Challenge: Locate every line that holds the string "chart" and copy it.

┏━━

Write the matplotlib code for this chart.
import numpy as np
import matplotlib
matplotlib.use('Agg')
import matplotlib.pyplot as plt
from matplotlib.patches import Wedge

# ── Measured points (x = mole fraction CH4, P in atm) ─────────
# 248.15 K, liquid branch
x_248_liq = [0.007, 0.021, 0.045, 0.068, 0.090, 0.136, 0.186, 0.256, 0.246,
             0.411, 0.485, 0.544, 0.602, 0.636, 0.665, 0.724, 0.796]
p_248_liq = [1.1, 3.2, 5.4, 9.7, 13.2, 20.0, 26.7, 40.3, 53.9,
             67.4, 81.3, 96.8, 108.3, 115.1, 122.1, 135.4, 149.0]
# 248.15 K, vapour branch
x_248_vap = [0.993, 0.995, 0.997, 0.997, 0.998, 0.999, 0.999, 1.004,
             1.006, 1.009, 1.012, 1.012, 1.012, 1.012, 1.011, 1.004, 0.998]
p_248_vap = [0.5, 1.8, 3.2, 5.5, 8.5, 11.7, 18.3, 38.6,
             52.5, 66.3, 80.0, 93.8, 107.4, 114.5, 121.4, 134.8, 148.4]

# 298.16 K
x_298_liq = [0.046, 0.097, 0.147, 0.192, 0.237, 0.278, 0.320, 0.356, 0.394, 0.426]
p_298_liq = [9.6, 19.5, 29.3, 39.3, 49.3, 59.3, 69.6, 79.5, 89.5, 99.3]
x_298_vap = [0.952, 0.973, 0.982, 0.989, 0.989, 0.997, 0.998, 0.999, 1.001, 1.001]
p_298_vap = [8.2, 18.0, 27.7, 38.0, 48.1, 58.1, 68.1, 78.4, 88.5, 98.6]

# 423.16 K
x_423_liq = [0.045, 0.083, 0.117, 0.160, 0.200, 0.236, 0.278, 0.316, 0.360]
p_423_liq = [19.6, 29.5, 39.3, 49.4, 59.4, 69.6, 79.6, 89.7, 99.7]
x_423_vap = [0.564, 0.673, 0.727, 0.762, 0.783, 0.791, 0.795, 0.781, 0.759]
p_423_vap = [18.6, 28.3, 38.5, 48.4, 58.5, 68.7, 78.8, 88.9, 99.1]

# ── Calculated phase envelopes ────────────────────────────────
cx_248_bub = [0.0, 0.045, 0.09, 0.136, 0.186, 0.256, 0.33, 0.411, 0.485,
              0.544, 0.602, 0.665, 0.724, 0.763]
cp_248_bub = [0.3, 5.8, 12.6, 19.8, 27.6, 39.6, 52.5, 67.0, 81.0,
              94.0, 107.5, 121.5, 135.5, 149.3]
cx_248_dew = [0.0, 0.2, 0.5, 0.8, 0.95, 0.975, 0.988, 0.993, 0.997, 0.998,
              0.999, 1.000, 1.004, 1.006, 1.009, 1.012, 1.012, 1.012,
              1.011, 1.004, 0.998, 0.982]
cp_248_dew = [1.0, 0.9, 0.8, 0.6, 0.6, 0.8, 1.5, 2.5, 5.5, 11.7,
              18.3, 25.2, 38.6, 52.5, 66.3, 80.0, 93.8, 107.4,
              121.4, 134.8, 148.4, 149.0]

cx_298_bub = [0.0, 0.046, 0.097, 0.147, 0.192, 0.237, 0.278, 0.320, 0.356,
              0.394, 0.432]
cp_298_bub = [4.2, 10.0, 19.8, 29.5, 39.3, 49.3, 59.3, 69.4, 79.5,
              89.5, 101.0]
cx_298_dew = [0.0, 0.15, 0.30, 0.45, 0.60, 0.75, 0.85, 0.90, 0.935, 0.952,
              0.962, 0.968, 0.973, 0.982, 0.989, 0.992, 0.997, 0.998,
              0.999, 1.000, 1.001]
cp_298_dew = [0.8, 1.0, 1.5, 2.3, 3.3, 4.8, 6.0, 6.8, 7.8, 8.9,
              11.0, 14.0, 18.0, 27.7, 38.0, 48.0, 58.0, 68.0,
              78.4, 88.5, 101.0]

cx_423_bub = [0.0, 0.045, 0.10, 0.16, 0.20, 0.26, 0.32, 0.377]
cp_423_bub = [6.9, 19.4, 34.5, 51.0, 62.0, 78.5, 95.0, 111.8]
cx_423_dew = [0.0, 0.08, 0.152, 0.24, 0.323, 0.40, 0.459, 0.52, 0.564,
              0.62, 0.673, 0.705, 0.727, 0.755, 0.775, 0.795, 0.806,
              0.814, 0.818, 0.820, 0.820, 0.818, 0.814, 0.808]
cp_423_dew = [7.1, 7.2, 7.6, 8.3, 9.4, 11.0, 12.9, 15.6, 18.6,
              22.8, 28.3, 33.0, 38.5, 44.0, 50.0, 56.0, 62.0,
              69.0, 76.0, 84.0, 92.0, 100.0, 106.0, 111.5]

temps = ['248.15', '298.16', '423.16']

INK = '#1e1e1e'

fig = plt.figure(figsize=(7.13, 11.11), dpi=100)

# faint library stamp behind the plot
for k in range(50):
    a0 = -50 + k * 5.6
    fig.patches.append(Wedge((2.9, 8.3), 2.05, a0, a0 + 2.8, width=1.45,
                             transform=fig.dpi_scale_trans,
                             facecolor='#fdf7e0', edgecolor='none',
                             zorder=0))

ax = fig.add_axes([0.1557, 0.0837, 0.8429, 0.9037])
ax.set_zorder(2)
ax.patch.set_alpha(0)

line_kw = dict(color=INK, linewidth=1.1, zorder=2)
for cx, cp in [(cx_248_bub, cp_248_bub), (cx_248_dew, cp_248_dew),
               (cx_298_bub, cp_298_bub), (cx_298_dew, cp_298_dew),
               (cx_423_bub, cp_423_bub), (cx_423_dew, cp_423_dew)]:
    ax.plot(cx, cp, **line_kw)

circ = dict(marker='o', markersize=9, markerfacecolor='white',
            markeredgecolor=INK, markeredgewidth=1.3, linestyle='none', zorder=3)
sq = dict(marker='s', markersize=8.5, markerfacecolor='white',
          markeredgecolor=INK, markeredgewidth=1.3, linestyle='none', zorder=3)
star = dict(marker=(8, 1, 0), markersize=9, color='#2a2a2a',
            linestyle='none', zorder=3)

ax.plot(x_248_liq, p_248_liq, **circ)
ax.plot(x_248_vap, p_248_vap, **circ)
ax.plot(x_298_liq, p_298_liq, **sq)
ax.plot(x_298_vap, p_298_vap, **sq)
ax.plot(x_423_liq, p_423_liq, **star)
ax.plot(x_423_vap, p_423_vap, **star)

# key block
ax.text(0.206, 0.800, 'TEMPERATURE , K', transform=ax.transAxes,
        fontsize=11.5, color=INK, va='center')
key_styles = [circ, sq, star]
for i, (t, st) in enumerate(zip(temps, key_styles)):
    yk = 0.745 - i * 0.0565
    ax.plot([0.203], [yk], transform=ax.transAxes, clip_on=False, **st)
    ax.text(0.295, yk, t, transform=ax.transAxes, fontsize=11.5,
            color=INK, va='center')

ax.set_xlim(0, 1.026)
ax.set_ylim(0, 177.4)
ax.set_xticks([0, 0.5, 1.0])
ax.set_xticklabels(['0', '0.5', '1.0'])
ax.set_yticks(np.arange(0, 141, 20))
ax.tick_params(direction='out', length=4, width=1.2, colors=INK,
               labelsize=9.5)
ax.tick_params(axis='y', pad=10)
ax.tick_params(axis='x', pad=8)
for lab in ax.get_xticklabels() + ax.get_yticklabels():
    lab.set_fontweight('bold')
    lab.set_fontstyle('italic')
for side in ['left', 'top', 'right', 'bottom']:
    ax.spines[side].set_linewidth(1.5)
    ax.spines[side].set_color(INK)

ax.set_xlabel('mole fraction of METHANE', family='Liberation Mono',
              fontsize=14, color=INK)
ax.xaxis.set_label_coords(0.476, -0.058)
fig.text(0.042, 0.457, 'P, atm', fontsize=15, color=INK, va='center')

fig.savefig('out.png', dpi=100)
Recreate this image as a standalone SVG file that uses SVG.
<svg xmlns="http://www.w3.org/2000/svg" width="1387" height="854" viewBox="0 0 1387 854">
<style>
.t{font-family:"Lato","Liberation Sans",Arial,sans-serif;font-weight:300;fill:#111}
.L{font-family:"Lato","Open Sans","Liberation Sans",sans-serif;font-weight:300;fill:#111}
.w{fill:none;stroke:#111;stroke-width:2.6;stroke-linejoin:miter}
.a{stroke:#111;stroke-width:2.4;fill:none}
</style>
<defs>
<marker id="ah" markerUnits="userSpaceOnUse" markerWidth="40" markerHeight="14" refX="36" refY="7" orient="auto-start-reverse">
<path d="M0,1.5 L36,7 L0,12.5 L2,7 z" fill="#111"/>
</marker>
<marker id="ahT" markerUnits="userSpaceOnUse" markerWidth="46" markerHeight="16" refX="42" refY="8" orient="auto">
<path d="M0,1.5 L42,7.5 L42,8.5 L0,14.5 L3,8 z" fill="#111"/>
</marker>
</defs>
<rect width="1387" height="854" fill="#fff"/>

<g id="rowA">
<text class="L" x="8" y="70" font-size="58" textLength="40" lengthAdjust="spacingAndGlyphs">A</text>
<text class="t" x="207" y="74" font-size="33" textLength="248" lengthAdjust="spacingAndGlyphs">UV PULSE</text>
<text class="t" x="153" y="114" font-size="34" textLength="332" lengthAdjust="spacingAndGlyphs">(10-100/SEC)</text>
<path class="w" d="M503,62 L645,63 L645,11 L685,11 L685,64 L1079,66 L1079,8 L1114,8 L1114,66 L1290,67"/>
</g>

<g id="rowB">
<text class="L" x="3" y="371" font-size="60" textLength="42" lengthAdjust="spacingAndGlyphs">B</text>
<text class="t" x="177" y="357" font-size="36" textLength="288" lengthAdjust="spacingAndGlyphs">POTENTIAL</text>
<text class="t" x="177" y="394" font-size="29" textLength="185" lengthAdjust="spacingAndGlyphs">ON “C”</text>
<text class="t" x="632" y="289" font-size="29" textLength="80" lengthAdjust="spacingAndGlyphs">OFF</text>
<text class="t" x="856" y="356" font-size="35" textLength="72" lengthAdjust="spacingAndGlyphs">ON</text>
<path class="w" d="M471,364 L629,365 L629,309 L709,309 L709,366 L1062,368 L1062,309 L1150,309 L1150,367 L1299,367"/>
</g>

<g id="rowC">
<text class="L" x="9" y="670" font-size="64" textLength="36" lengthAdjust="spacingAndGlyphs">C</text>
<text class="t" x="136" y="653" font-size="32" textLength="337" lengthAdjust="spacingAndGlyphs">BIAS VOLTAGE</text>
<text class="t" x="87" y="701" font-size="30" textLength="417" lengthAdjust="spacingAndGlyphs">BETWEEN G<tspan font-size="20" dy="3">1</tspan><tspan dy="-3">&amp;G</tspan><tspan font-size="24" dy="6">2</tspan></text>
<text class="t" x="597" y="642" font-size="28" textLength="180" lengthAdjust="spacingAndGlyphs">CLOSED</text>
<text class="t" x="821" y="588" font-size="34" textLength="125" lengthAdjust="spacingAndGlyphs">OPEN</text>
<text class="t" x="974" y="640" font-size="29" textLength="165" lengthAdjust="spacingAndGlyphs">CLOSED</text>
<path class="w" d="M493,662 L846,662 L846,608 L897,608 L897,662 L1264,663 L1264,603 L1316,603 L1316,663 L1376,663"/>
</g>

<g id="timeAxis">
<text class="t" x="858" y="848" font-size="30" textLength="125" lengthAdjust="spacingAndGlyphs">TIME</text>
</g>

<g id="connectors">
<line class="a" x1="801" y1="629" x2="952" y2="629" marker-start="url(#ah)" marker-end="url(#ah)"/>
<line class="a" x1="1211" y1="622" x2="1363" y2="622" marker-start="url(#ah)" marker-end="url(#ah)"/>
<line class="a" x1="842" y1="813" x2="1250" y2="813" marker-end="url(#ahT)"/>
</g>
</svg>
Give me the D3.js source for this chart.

┗━━

Solved exercise:
Write the matplotlib code for this chart.
Give me the D3.js source for this chart.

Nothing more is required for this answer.